Medicaid Planning
Question: Will I be eligible for Medicaid if I transfer my assets?
The transfer of assets will create a Medicaid disqualification period. This period is determined by dividing the value of the property transferred by an amount equal to approximately $300 per day (this amount changes each year) or $9,300 per month, which is the Commonwealth’s estimate of the average monthly cost of private nursing home care. For example, if $60,000 was transferred to a child, the transferor would not be eligible for Medicaid until the expiration of approximately 200 days.
With proper planning, however, the maximum Medicaid disqualification period will not exceed 60 months even if a large amount of assets are transferred to an individual. It is extremely important, however, that you do not apply for Medicaid until 61 months after the date of the transfer. Also, you may consider the wild-card disabled child and caretaker child exceptions to avoid any penalty!
Question: How does the 60 month look back period work?
There is a 60 month look back period when making transfers to any other individuals beside your spouse. There is also a 60 month look back period if the transfer is to a trust.
Question: How do I handle the ownership my home?
Under the Deficit Reduction Act of 2005, you will be forced to use home equity to pay for Medicaid if such home equity is above $955,000 (2022 indexed for inflation). However, the new regulations also included a provision exempting over-equity homes where undue hardship will occur
Question: What happens if my spouse goes into a nursing home?

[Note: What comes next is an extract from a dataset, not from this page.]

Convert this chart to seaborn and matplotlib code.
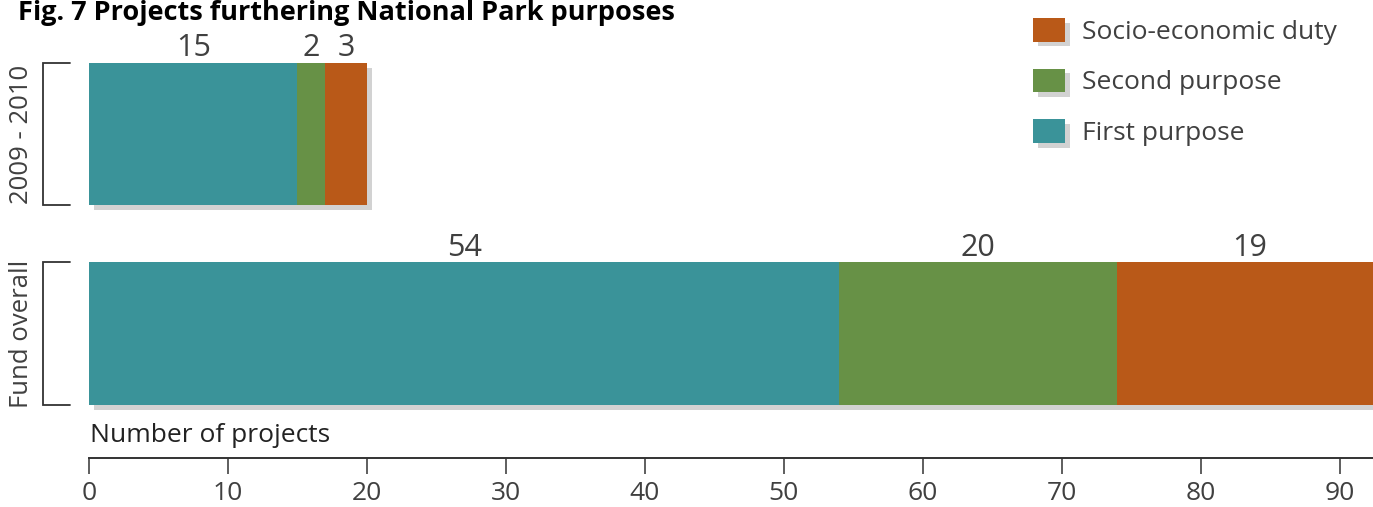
import matplotlib
matplotlib.use("Agg")
import matplotlib.pyplot as plt
import matplotlib.patheffects as pe
from matplotlib.patches import Patch
from matplotlib.transforms import blended_transform_factory
import seaborn as sns
import pandas as pd
import numpy as np

# ---- data ----
categories = ["2009 - 2010", "Fund overall"]
first_purpose = [15, 54]
second_purpose = [2, 20]
socio_economic = [3, 19]
series_names = ["Socio-economic duty", "Second purpose", "First purpose"]
xticks = [0, 10, 20, 30, 40, 50, 60, 70, 80, 90]

# ---- style ----
sns.set_theme(style="white")
plt.rcParams["font.family"] = ["Open Sans", "DejaVu Sans"]
TEAL = "#3a9399"
GREEN = "#679146"
ORANGE = "#b95918"
TXT = "#404040"
LINE = "#333333"

W, H = 1373, 507
fig = plt.figure(figsize=(W / 100, H / 100), dpi=100)
ax = fig.add_axes([89 / W, 49 / H, (W - 89) / W, (458 - 30) / H])

df = pd.DataFrame({
    "category": categories,
    "first": first_purpose,
    "second": second_purpose,
    "socio": socio_economic,
})
df["c1"] = df["first"]
df["c2"] = df["first"] + df["second"]
df["c3"] = df["c2"] + df["socio"]

shadow = [pe.SimplePatchShadow(offset=(3.5, -3.5), shadow_rgbFace="0.65", alpha=0.5), pe.Normal()]
bw = 0.714
sns.barplot(data=df, x="c3", y="category", orient="h", color=ORANGE, width=bw,
            saturation=1, ax=ax)
for p in ax.patches:
    p.set_path_effects(shadow)
sns.barplot(data=df, x="c2", y="category", orient="h", color=GREEN, width=bw,
            saturation=1, ax=ax)
sns.barplot(data=df, x="c1", y="category", orient="h", color=TEAL, width=bw,
            saturation=1, ax=ax)
for p in ax.patches:
    p.set_linewidth(0)

ax.set_xlim(0, 92.4)
ax.set_ylim(1.624, -0.521)
ax.set_xlabel("")
ax.set_ylabel("")
ax.set_yticks([])
ax.set_xticks(xticks)
ax.set_xticklabels([str(t) for t in xticks], fontsize=19, color=TXT)
ax.tick_params(axis="x", direction="out", length=11.5, width=1.1, color=LINE, pad=5, bottom=True)
for s in ["top", "right", "left"]:
    ax.spines[s].set_visible(False)
ax.spines["bottom"].set_color(LINE)
ax.spines["bottom"].set_linewidth(1.4)

# value labels
for i in range(len(categories)):
    starts = [0, df["c1"][i], df["c2"][i]]
    vals = [first_purpose[i], second_purpose[i], socio_economic[i]]
    for s0, v in zip(starts, vals):
        ax.annotate(str(v), xy=(s0 + v / 2, i - bw / 2), xytext=(0, 4.5),
                    textcoords="offset points", ha="center", va="baseline",
                    fontsize=22, color=TXT)

# brackets & category labels
tr = blended_transform_factory(ax.transAxes, ax.transData)
xv = (43 - 89) / (W - 89)
xh = (70 - 89) / (W - 89)
xl = (22 - 89) / (W - 89)
for i, cat in enumerate(categories):
    y0, y1 = i - bw / 2, i + bw / 2
    ax.plot([xh, xv, xv, xh], [y0, y0, y1, y1], transform=tr, clip_on=False,
            color=LINE, lw=1.3, solid_joinstyle="miter")
    ax.text(xl, i, cat, transform=tr, rotation=90, ha="center", va="center",
            fontsize=18.5, color=TXT)

# axis title
fig.text(90 / W, 1 - 442 / H, "Number of projects", fontsize=19, color="#222222",
         ha="left", va="baseline")

# figure title
fig.text(18 / W, 1 - 20 / H, "Fig. 7 Projects furthering National Park purposes",
         fontsize=19.5, fontweight="bold", color="black", ha="left", va="baseline")

# legend
handles = [Patch(facecolor=c, edgecolor="none", path_effects=shadow)
           for c in [ORANGE, GREEN, TEAL]]
fig.legend(handles, series_names, loc="upper left",
           bbox_to_anchor=(1033 / W, 1 - 18 / H), frameon=False, fontsize=19,
           labelcolor=TXT, handlelength=1.22, handleheight=1.0, handletextpad=0.62,
           labelspacing=0.9, borderpad=0, borderaxespad=0)

fig.savefig("out.png", dpi=100)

If you or your spouse is admitted to a nursing home, the at-home spouse may retain assets not to exceed $137,400 (2022) (increases yearly). You will be told that you must spend the excess of your countable assets. This information is incorrect. You do not necessarily need to spend this amount and there are planning opportunities which will protect these assets from the cost of long-term care.
The first technique involves the use of an annuity. Once the amount of excess resources are determined, this amount should be transferred to the “community” (or stay-at- home) spouse who is then permitted to annuitize this over a period not to exceed the life expectancy of the community spouse. The institutionalized spouse then will be eligible for Medicaid immediately. However, under the Deficit Reduction Act of 2005, the beneficiary of the annuity will have to be the Commonwealth of Massachusetts. As such, we want the annuity purchased to be a short as possible.
Question: If my spouse enters a nursing home, does the healthy spouse get to keep his/her own income? or any of the institutionalized spouses income?
The general rule is that the healthy spouse may keep all of his /her income. In addition, the Division of Medical Assistance required that the healthy spouse have income at least equal to what the Division of Medical Assistance refers to as the Minimum Monthly Maintenance Needs Allowance (MMMNA). This amount is currently $2,288.75.00 (updated 2023) per month. In the event that the healthy spouses’ income is below this MMMNA then the healthy spouse may request a fair hearing in an effort to either have some excess assets or at least some of the institutionalized spouse’s income allocated to the healthy spouse in an effort to increase the healthy spouse’s income to the MMMNA.
Question: Should I hire an Attorney to help me complete and file my medicaid application?
Yes, Medicaid is a very complicated area of the law. There is a wide range of statutes, rules, and regulations that govern the Medicaid program. These laws and rules change over time. Also, the Federal laws are combined with each state’s laws resulting in rules that are different in each state.
An Attorney can help you:
- Plan for long term care costs
- Understand the eligibility requirements
- Determine if Medicaid is needed, and if so, complete and file an application correctly and timely
- Follow through with all necessary legal steps and improve your chances of receipt of Medicaid assistance.
Question: If I am still healthy, can I Protect my assets from a nursing home legally?
Yes, but you need to plan 5 years in advance. There are many techniques, including the use of Irrevocable Trusts.